- WHAT YOU ARE ASKED TO DO
Output the data word for word, dropping every image.

>>>>

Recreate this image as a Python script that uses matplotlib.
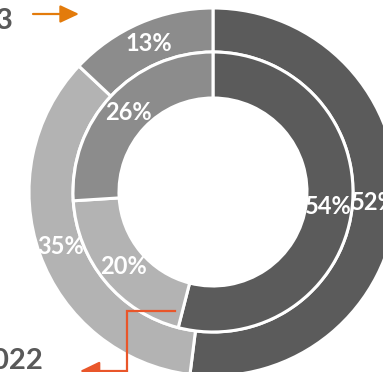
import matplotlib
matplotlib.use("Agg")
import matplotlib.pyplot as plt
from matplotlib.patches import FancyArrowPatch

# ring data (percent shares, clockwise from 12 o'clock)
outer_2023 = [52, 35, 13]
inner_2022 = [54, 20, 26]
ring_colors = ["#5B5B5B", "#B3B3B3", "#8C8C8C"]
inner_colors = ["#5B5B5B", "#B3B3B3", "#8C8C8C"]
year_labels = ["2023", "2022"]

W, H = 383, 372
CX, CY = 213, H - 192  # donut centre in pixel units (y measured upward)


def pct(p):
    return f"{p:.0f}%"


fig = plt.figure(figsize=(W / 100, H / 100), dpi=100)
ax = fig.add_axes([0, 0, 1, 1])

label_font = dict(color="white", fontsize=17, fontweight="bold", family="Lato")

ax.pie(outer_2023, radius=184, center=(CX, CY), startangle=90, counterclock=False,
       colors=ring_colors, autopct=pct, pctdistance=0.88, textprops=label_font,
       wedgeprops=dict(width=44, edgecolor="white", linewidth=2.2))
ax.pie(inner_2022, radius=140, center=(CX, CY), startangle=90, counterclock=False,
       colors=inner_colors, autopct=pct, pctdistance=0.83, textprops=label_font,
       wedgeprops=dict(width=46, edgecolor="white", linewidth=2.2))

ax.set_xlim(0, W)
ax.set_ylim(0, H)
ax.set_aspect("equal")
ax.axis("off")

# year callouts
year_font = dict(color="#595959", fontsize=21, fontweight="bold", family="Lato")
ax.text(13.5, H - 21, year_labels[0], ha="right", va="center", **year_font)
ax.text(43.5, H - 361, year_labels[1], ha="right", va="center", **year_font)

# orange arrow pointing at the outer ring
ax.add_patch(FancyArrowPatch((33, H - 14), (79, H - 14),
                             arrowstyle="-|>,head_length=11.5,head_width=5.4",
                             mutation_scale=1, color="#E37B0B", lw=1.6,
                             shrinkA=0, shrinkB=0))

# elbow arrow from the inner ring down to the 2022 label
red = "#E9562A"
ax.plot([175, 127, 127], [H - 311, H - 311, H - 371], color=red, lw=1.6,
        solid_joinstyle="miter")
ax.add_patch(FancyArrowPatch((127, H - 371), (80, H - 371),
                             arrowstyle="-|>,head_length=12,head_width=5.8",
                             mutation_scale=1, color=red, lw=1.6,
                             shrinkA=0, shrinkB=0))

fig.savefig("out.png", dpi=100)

<<<<

- SOLUTION TO THIS PROBLEM
Recreate this image as a Python script that uses matplotlib.
import matplotlib
matplotlib.use("Agg")
import matplotlib.pyplot as plt
from matplotlib.patches import FancyArrowPatch

# ring data (percent shares, clockwise from 12 o'clock)
outer_2023 = [52, 35, 13]
inner_2022 = [54, 20, 26]
ring_colors = ["#5B5B5B", "#B3B3B3", "#8C8C8C"]
inner_colors = ["#5B5B5B", "#B3B3B3", "#8C8C8C"]
year_labels = ["2023", "2022"]

W, H = 383, 372
CX, CY = 213, H - 192  # donut centre in pixel units (y measured upward)


def pct(p):
    return f"{p:.0f}%"


fig = plt.figure(figsize=(W / 100, H / 100), dpi=100)
ax = fig.add_axes([0, 0, 1, 1])

label_font = dict(color="white", fontsize=17, fontweight="bold", family="Lato")

ax.pie(outer_2023, radius=184, center=(CX, CY), startangle=90, counterclock=False,
       colors=ring_colors, autopct=pct, pctdistance=0.88, textprops=label_font,
       wedgeprops=dict(width=44, edgecolor="white", linewidth=2.2))
ax.pie(inner_2022, radius=140, center=(CX, CY), startangle=90, counterclock=False,
       colors=inner_colors, autopct=pct, pctdistance=0.83, textprops=label_font,
       wedgeprops=dict(width=46, edgecolor="white", linewidth=2.2))

ax.set_xlim(0, W)
ax.set_ylim(0, H)
ax.set_aspect("equal")
ax.axis("off")

# year callouts
year_font = dict(color="#595959", fontsize=21, fontweight="bold", family="Lato")
ax.text(13.5, H - 21, year_labels[0], ha="right", va="center", **year_font)
ax.text(43.5, H - 361, year_labels[1], ha="right", va="center", **year_font)

# orange arrow pointing at the outer ring
ax.add_patch(FancyArrowPatch((33, H - 14), (79, H - 14),
                             arrowstyle="-|>,head_length=11.5,head_width=5.4",
                             mutation_scale=1, color="#E37B0B", lw=1.6,
                             shrinkA=0, shrinkB=0))

# elbow arrow from the inner ring down to the 2022 label
red = "#E9562A"
ax.plot([175, 127, 127], [H - 311, H - 311, H - 371], color=red, lw=1.6,
        solid_joinstyle="miter")
ax.add_patch(FancyArrowPatch((127, H - 371), (80, H - 371),
                             arrowstyle="-|>,head_length=12,head_width=5.8",
                             mutation_scale=1, color=red, lw=1.6,
                             shrinkA=0, shrinkB=0))

fig.savefig("out.png", dpi=100)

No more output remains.